5 Replies Latest reply on Aug 8, 2013 10:44 AM by dreschler

    PostgreSQL vs. Cassandra

    dreschler

      Hi RHQ team,

       

      I have some questions regarding your further plans for using Cassandra.

       

      We are using RHQ for managing our own application server which is using MySQL as data storage.

      To avoid additional maintenance work for our customers by supporting additional DB (for backups etc.), we thought about exchanging PostgreSQL by MySQL and what might be necessary to achieve this.

       

      But as RHQ 4.8 introduced Cassandra as an additional database, this brought some questions:

       

      1. What will be the next data which will be migrated to Cassandra with the next RHQ release?
      2. Do you plan to move all data to Cassandra at some stage? If not, which data will stay in PostgreSQL and why?
      3. What was the initial reason or advantage of using PostgreSQL (compared to other DBs like MySQL)?

       

      Many thanks in advance for your answers!

       

      BR

      Gerhard

        • 1. Re: PostgreSQL vs. Cassandra
          alansantos

          Hey there -

           

          First,  RHQ will introduce Cassandra but it should be considered an implementation detail.  RHQ will assume control over the configuration and maintenance of nodes, it will also assume it's the only client of Cassandra.  Users aren't expected to manage or even be aware of Cassandras existence. 

           

           

          To your specific questions:

           

          1) What will be the next data which will be migrated to Cassandra with the next RHQ release?
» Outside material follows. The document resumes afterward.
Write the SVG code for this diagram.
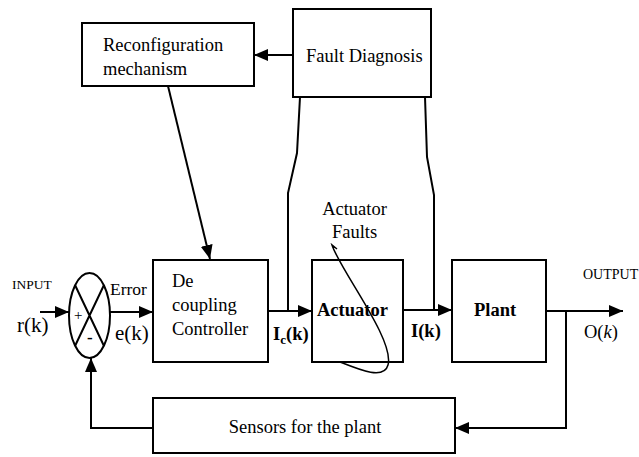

          Someone else will probably need to answer this in more detail/confirm, but I expect traits and events to move into Cassandra after RHQ 4.10

           

          2) Do you plan to move all data to Cassandra at some stage? If not, which data will stay in PostgreSQL and why?

          Not necessarily. The plan is to move all storage/storage management requirements into RHQ such that it will not require a DBA or separate license (e.g. Oracle).

          Some data will move into Cassandra, other data may be moved into infinispan / filesystem, other data may be moved into something else (e.g. embedded h2). The plan is to use 1) the right type of storage for specific data types and usage patterns and 2) to eliminate the need to own and manage external storage system of record for use with RHQ.

           

          3) What was the initial reason or advantage of using PostgreSQL (compared to other DBs like MySQL)?

          I suspect expertise or availability.  Someone who was involved with the initial decision will need to answer.

          1 of 1 people found this helpful
          • 2. Re: PostgreSQL vs. Cassandra
            dreschler

            Hi Alan,

             

            first of all many thanks for your answers.

             

            But regarding your first sentence: I don't think that any type of data storage can be considered as implementation detail. In a production system, customers need to know where and how persistent data is stored, especially to be able to do maintenance things like backups. Or are there already some mechanisms implemented in RHQ for doing this?

            • 3. Re: PostgreSQL vs. Cassandra
              alansantos

              tools for backup, migration and general maintenance will be included as part of RHQ.

              1 of 1 people found this helpful
              • 4. Re: PostgreSQL vs. Cassandra
                pilhuhn

                Gerhard,

                for 1) Events and calltime metrics are indeed candidates. Traits would complete that picture, but are due to their seldom-change nature less demanding on the relational datastore right now.

                for 2) There is data, where the relatonal model fits well, so this is less likely to move to Cassandra. Other data like configuration with the properties would probably be a much better fit for C* than what we have right now.  There may come a point in time where we have so much stuff in C*, that we can easily store in some in-memory database and drop Postgres/Oracle.

                for 3) At the time we started with RHQ, MySQL was just not ready for the job. There is one community memeber (Changchun Hu), who has ported RHQ to MySQL and is waiting for us to move to github so that he can submit a pull-request.

                • 5. Re: PostgreSQL vs. Cassandra
                  dreschler

                  Alan, Heiko,

                   

                  thanks for clarification!